34. One year out of school, he abandoned his law practice and began political career as aide to U.S. Rep. William Colmer, a Mississippi Democrat known as an ardent segregationist.
35. Elected to House in 1972 as a Republican on Richard Nixon's coattails. Later became first Southern Republican whip.
36. Elected to Senate in 1988, became GOP whip in 1994 - the first Republican ever elected whip in both houses.
37. Was Senate majority leader for five years, till his singing partner, James Jeffords, defected to the Democratic party in 2001.
38. Wrote legislation declaring Jefferson Davis' Senate desk the permanent seat of the senior senator from Mississippi.
39.Token minority gesture: Hired black people to work for his Senate office staff, contending, "My actions in trying to directly help individuals" means more than his votes as a congressman.
40. Loves pork-barrel spending in his state. When Mississippi dropped to No. 6 in per capita federal spending earlier this year (from No. 3), Lott bemoaned the decline, but said the state's ranking is "still very respectable. Of course, the definition of wasteful 'pork' is always in the eye of the beholder. In my eye, if it's south of Memphis, it sure isn't pork."
41. As youngest member of the House Judiciary Committee, he voted against impeachment of Richard Nixon in 1974. Twenty-five years later, he voted for the impeachment of Bill Clinton.
42. Credited with undermining Sen. John McCain's 2000 presidential bid.
43.Torpedoed anti-tobacco bill of 1999.
44. Though he represents the 50th poorest state in the union, he is known as one of Washington's biggest opponents of efforts to raise the minimum wage.

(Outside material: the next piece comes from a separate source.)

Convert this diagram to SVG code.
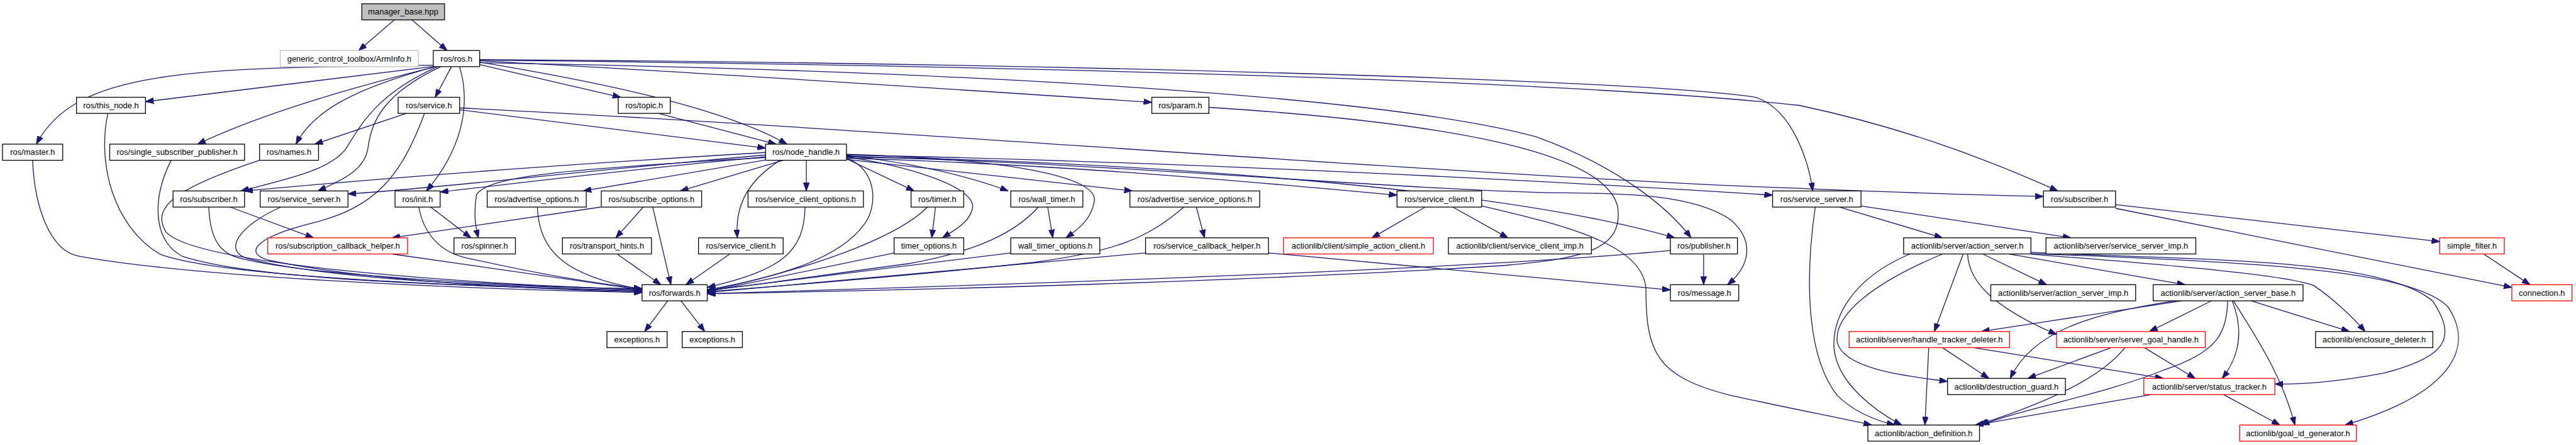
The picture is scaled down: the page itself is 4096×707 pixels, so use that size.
<svg xmlns="http://www.w3.org/2000/svg" width="4096" height="707" viewBox="0 0 4096 707">
<style>
.box{fill:#fff;stroke:#000;stroke-width:1.3}
.red{stroke:#ff0000}
.grey{stroke:#bfbfbf}
.root{fill:#bfbfbf}
text{font-family:"Liberation Sans",Arial,sans-serif;font-size:13px;fill:#000;text-anchor:middle}
.e path{fill:none;stroke:#191970;stroke-width:1.3;marker-end:url(#a)}
</style>
<defs>
<marker id="a" markerUnits="userSpaceOnUse" markerWidth="13" markerHeight="9.4" viewBox="0 0 13 9.4" refX="13" refY="4.7" orient="auto"><path d="M0,0L13,4.7L0,9.4z" fill="#191970" stroke="#191970" stroke-width="1"/></marker>
</defs>
<rect width="4096" height="707" fill="#fff"/>
<g transform="scale(0.997)">
<g id="edges" class="e">
<path d="M629,31.7 L572,80.5"/>
<path d="M657,31.7 L713,80.5"/>
<path d="M691,104 C300,108 120,112 58,229.7"/>
<path d="M691,106 L232,162"/>
<path d="M692,107 C560,140 420,180 315,229.7"/>
<path d="M694,106.2 C570,140 500,175 472,229.7"/>
<path d="M698,106.2 C600,150 575,200 553,235 C530,270 460,285 384,304.3"/>
<path d="M703,106.2 C610,150 592,195 587,235 C582,270 550,285 507,304.3"/>
<path d="M720,106.2 L694,155"/>
<path d="M733,106.2 C752,170 735,240 680,304.3"/>
<path d="M765,103 L990,155"/>
<path d="M765,99 C950,130 1150,170 1255,229.7"/>
<path d="M765,97 C1200,120 1600,148 1837,163"/>
<path d="M765,95 C1600,100 2600,125 2800,155 C2860,175 2885,260 2891,304.3"/>
<path d="M765,96 C1600,104 2500,128 2870,168 C3020,200 3150,245 3282,304.3"/>
<path d="M765,100 C1500,112 2200,150 2450,218 C2580,265 2660,330 2697,379"/>
<path d="M648,180.7 L502,229.7"/>
<path d="M733,175 L1221,236"/>
<path d="M677,180.7 C640,280 600,330 500,355 C400,380 390,405 430,415 C600,450 850,460 1024,466"/>
<path d="M733,172 C1400,205 2050,260 2740,295 C3000,306 3150,311 3259,313"/>
<path d="M1050,180.7 L1238,229.7"/>
<path d="M1928,171 C2300,195 2560,240 2580,330 C2590,400 2520,412 2400,423 C2000,448 1500,462 1128,468"/>
<path d="M52,255.4 C55,330 80,400 125,408 C300,440 700,460 1024,466"/>
<path d="M172,180.7 C155,260 180,360 255,405 C350,440 700,455 1024,464"/>
<path d="M273,255.4 C245,310 240,380 290,408 C400,445 700,455 1024,463"/>
<path d="M414,255.4 C280,300 240,330 265,370 C310,420 700,450 1024,462"/>
<path d="M333,330 C335,380 350,405 385,412 C500,440 800,455 1024,461"/>
<path d="M448,330 C380,360 355,400 395,412 C550,450 850,458 1024,460"/>
<path d="M367,330 L500,379"/>
<path d="M1221,243 C900,262 600,285 390,304.3"/>
<path d="M1221,247 C900,275 700,300 555,309"/>
<path d="M1221,250 C1000,270 800,295 702,306"/>
<path d="M1221,251 C900,270 780,280 760,310 C755,340 758,360 763,379"/>
<path d="M1221,255 L930,304.3"/>
<path d="M1249,255.4 L1085,304.3"/>
<path d="M1286,255.4 L1286,304.3"/>
<path d="M1244,255.4 C1190,290 1172,330 1176,379"/>
<path d="M1350,252 C1400,270 1400,330 1378,358 C1340,410 1250,440 1128,462"/>
<path d="M1350,253 L1458,304.3"/>
<path d="M1350,250 C1450,265 1565,300 1550,335 C1545,355 1520,368 1503,379"/>
<path d="M1350,248 C1450,258 1550,282 1608,304.3"/>
<path d="M1350,246 C1600,253 1755,280 1745,322 C1740,350 1720,365 1700,379"/>
<path d="M1350,254 L1806,304.3"/>
<path d="M1350,252 C1700,262 2000,290 2228,311"/>
<path d="M1350,247 C1900,258 2500,290 2827,311"/>
<path d="M1350,250 C1800,256 2400,300 2671,379"/>
<path d="M1350,249 C1800,262 2200,300 2470,307 C2600,308 2700,310 2760,350 C2800,385 2790,425 2755,453.7"/>
<path d="M857,330 C860,400 900,440 1024,461"/>
<path d="M958,330 L625,379"/>
<path d="M1026,330 L982,379"/>
<path d="M1041,330 L1070,453.7"/>
<path d="M1284,330 C1282,400 1250,430 1128,458"/>
<path d="M1479,330 C1440,370 1330,420 1128,464"/>
<path d="M1492,330 L1486,379"/>
<path d="M1671,330 L1679,379"/>
<path d="M1656,330 C1620,370 1560,400 1450,420 C1300,440 1200,455 1128,463"/>
<path d="M1908,330 L1921,379"/>
<path d="M1888,330 C1830,380 1780,400 1650,418 C1450,440 1250,455 1128,465"/>
<path d="M2273,330 L2188,379"/>
<path d="M2317,330 L2405,379"/>
<path d="M2363,328 C2500,360 2620,390 2625,460 C2625,560 2640,600 2760,630 C2850,650 2930,665 2985,677.3"/>
<path d="M2934,330 L3098,379"/>
<path d="M2967,328 L3303,379"/>
<path d="M2895,330 C2882,420 2875,560 2930,630 C2960,660 3000,672 3022,677.3"/>
<path d="M3374,326 L3891,385"/>
<path d="M3374,332 L4006,458"/>
<path d="M625,404.7 L1024,462"/>
<path d="M687,330 L751,379"/>
<path d="M668,330 C675,370 700,400 740,410 C850,435 950,452 1024,460"/>
<path d="M984,404.7 L1054,453.7"/>
<path d="M1164,404.7 L1094,453.7"/>
<path d="M1426,403 L1128,465"/>
<path d="M1612,403 L1128,463"/>
<path d="M1827,403 L1128,466"/>
<path d="M2023,403 L2664,462"/>
<path d="M2717,404.7 L2717,453.7"/>
<path d="M2664,399 C2400,425 1800,448 1128,468"/>
<path d="M3961,404.7 L4035,453.7"/>
<path d="M1065,479.4 L1028,528.3"/>
<path d="M1086,479.4 L1124,528.3"/>
<path d="M3046,404.7 C2950,445 2922,510 2925,555 C2930,610 2990,655 3033,677.3"/>
<path d="M3098,404.7 C2990,450 2925,500 2930,545 C2940,590 3050,600 3106,608"/>
<path d="M3131,404.7 L3085,528.3"/>
<path d="M3138,404.7 C3140,450 3180,490 3280,533"/>
<path d="M3162,404.7 L3264,453.7"/>
<path d="M3203,404.7 L3485,453.7"/>
<path d="M3239,402 C3500,415 3800,410 3880,480 C3920,540 3900,570 3800,595 C3720,610 3670,612 3628,612"/>
<path d="M3239,404 C3600,418 3850,430 3905,490 C3950,560 3900,630 3740,677.3"/>
<path d="M3239,405 C3500,425 3650,440 3690,455 C3720,475 3752,505 3772,528.3"/>
<path d="M3480,479.4 L3160,528.3"/>
<path d="M3470,479.4 C3330,500 3240,530 3206,603"/>
<path d="M3527,479.4 L3428,528.3"/>
<path d="M3553,479.4 C3550,530 3540,560 3450,590 C3350,630 3230,650 3160,677.3"/>
<path d="M3560,479.4 C3580,530 3570,570 3544,603"/>
<path d="M3562,479.4 C3600,540 3640,600 3660,677.3"/>
<path d="M3590,479.4 L3747,528.3"/>
<path d="M3367,554 L3234,603"/>
<path d="M3389,554 C3360,590 3300,630 3157,676"/>
<path d="M3420,554 L3501,603"/>
<path d="M3076,554 L3070,677.3"/>
<path d="M3098,554 L3172,603"/>
<path d="M3148,554 L3450,603"/>
<path d="M3430,629 L3150,677.3"/>
<path d="M3546,628.7 L3636,677.3"/>
</g>
<g id="n0"><rect class="box root" x="577" y="6" width="132" height="25.7"/><text x="643" y="23.5">manager_base.hpp</text></g>
<g id="n1"><rect class="box grey" x="447" y="80.5" width="220" height="25.7"/><text x="557" y="98">generic_control_toolbox/ArmInfo.h</text></g>
<g id="n2"><rect class="box" x="691" y="80.5" width="74" height="25.7"/><text x="728" y="98">ros/ros.h</text></g>
<g id="n3"><rect class="box" x="122" y="155" width="110" height="25.7"/><text x="177" y="172.5">ros/this_node.h</text></g>
<g id="n4"><rect class="box" x="635" y="155" width="98" height="25.7"/><text x="684" y="172.5">ros/service.h</text></g>
<g id="n5"><rect class="box" x="986" y="155" width="83" height="25.7"/><text x="1027.5" y="172.5">ros/topic.h</text></g>
<g id="n6"><rect class="box" x="1837" y="155" width="91" height="25.7"/><text x="1882.5" y="172.5">ros/param.h</text></g>
<g id="n7"><rect class="box" x="4" y="229.7" width="96" height="25.7"/><text x="52" y="247.2">ros/master.h</text></g>
<g id="n8"><rect class="box" x="175" y="229.7" width="215" height="25.7"/><text x="282.5" y="247.2">ros/single_subscriber_publisher.h</text></g>
<g id="n9"><rect class="box" x="414" y="229.7" width="94" height="25.7"/><text x="461" y="247.2">ros/names.h</text></g>
<g id="n10"><rect class="box" x="1221" y="229.7" width="129" height="25.7"/><text x="1285.5" y="247.2">ros/node_handle.h</text></g>
<g id="n11"><rect class="box" x="276" y="304.3" width="114" height="25.7"/><text x="333" y="321.8">ros/subscriber.h</text></g>
<g id="n12"><rect class="box" x="415" y="304.3" width="140" height="25.7"/><text x="485" y="321.8">ros/service_server.h</text></g>
<g id="n13"><rect class="box" x="630" y="304.3" width="72" height="25.7"/><text x="666" y="321.8">ros/init.h</text></g>
<g id="n14"><rect class="box" x="777" y="304.3" width="158" height="25.7"/><text x="856" y="321.8">ros/advertise_options.h</text></g>
<g id="n15"><rect class="box" x="959" y="304.3" width="160" height="25.7"/><text x="1039" y="321.8">ros/subscribe_options.h</text></g>
<g id="n16"><rect class="box" x="1193" y="304.3" width="184" height="25.7"/><text x="1285" y="321.8">ros/service_client_options.h</text></g>
<g id="n17"><rect class="box" x="1453" y="304.3" width="84" height="25.7"/><text x="1495" y="321.8">ros/timer.h</text></g>
<g id="n18"><rect class="box" x="1612" y="304.3" width="115" height="25.7"/><text x="1669.5" y="321.8">ros/wall_timer.h</text></g>
<g id="n19"><rect class="box" x="1802" y="304.3" width="207" height="25.7"/><text x="1905.5" y="321.8">ros/advertise_service_options.h</text></g>
<g id="n20"><rect class="box" x="2228" y="304.3" width="135" height="25.7"/><text x="2295.5" y="321.8">ros/service_client.h</text></g>
<g id="n21"><rect class="box" x="2827" y="304.3" width="141" height="25.7"/><text x="2897.5" y="321.8">ros/service_server.h</text></g>
<g id="n22"><rect class="box" x="3259" y="304.3" width="115" height="25.7"/><text x="3316.5" y="321.8">ros/subscriber.h</text></g>
<g id="n23"><rect class="box red" x="427" y="379" width="223" height="25.7"/><text x="538.5" y="396.5">ros/subscription_callback_helper.h</text></g>
<g id="n24"><rect class="box" x="724" y="379" width="98" height="25.7"/><text x="773" y="396.5">ros/spinner.h</text></g>
<g id="n25"><rect class="box" x="897" y="379" width="142" height="25.7"/><text x="968" y="396.5">ros/transport_hints.h</text></g>
<g id="n26"><rect class="box" x="1114" y="379" width="135" height="25.7"/><text x="1181.5" y="396.5">ros/service_client.h</text></g>
<g id="n27"><rect class="box" x="1426" y="379" width="111" height="25.7"/><text x="1481.5" y="396.5">timer_options.h</text></g>
<g id="n28"><rect class="box" x="1612" y="379" width="142" height="25.7"/><text x="1683" y="396.5">wall_timer_options.h</text></g>
<g id="n29"><rect class="box" x="1827" y="379" width="196" height="25.7"/><text x="1925" y="396.5">ros/service_callback_helper.h</text></g>
<g id="n30"><rect class="box red" x="2047" y="379" width="239" height="25.7"/><text x="2166.5" y="396.5">actionlib/client/simple_action_client.h</text></g>
<g id="n31"><rect class="box" x="2310" y="379" width="228" height="25.7"/><text x="2424" y="396.5">actionlib/client/service_client_imp.h</text></g>
<g id="n32"><rect class="box" x="2664" y="379" width="107" height="25.7"/><text x="2717.5" y="396.5">ros/publisher.h</text></g>
<g id="n33"><rect class="box" x="3036" y="379" width="203" height="25.7"/><text x="3137.5" y="396.5">actionlib/server/action_server.h</text></g>
<g id="n34"><rect class="box" x="3263" y="379" width="239" height="25.7"/><text x="3382.5" y="396.5">actionlib/server/service_server_imp.h</text></g>
<g id="n35"><rect class="box red" x="3891" y="379" width="103" height="25.7"/><text x="3942.5" y="396.5">simple_filter.h</text></g>
<g id="n36"><rect class="box" x="1024" y="453.7" width="104" height="25.7"/><text x="1076" y="471.2">ros/forwards.h</text></g>
<g id="n37"><rect class="box" x="2664" y="453.7" width="109" height="25.7"/><text x="2718.5" y="471.2">ros/message.h</text></g>
<g id="n38"><rect class="box" x="3175" y="453.7" width="231" height="25.7"/><text x="3290.5" y="471.2">actionlib/server/action_server_imp.h</text></g>
<g id="n39"><rect class="box" x="3434" y="453.7" width="239" height="25.7"/><text x="3553.5" y="471.2">actionlib/server/action_server_base.h</text></g>
<g id="n40"><rect class="box red" x="4006" y="453.7" width="96" height="25.7"/><text x="4054" y="471.2">connection.h</text></g>
<g id="n41"><rect class="box" x="968" y="528.3" width="96" height="25.7"/><text x="1016" y="545.8">exceptions.h</text></g>
<g id="n42"><rect class="box" x="1088" y="528.3" width="96" height="25.7"/><text x="1136" y="545.8">exceptions.h</text></g>
<g id="n43"><rect class="box red" x="2949" y="528.3" width="256" height="25.7"/><text x="3077" y="545.8">actionlib/server/handle_tracker_deleter.h</text></g>
<g id="n44"><rect class="box red" x="3280" y="528.3" width="237" height="25.7"/><text x="3398.5" y="545.8">actionlib/server/server_goal_handle.h</text></g>
<g id="n45"><rect class="box" x="3693" y="528.3" width="187" height="25.7"/><text x="3786.5" y="545.8">actionlib/enclosure_deleter.h</text></g>
<g id="n46"><rect class="box" x="3106" y="603" width="188" height="25.7"/><text x="3200" y="620.5">actionlib/destruction_guard.h</text></g>
<g id="n47"><rect class="box red" x="3419" y="603" width="209" height="25.7"/><text x="3523.5" y="620.5">actionlib/server/status_tracker.h</text></g>
<g id="n48"><rect class="box" x="2979" y="677.3" width="178" height="25.7"/><text x="3068" y="694.8">actionlib/action_definition.h</text></g>
<g id="n49"><rect class="box red" x="3572" y="677.3" width="186" height="25.7"/><text x="3665" y="694.8">actionlib/goal_id_generator.h</text></g>
</g>
</svg>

45. Picked an early fight with Sen. Hillary Clinton, but backed off when she showed her spine.
46. Once declared he feels closer to Jefferson Davis "than any other man in America."
47. In mid-'90s, organized the Dark Ages Weekend, a mid-winter outing for ultra right-wingers at Miami's posh Doral Golf Resort and Spa in Miami.
48. Was among the Republicans who walked out of Sen. Paul Wellstone's memorial service at the University of Minnesota.
49.In 1981, helped Jackson, Miss., annex white suburbs to dilute political strength of black voters.
50. Token minority gesture: Introduced Senate resolution condemning arson of black churches.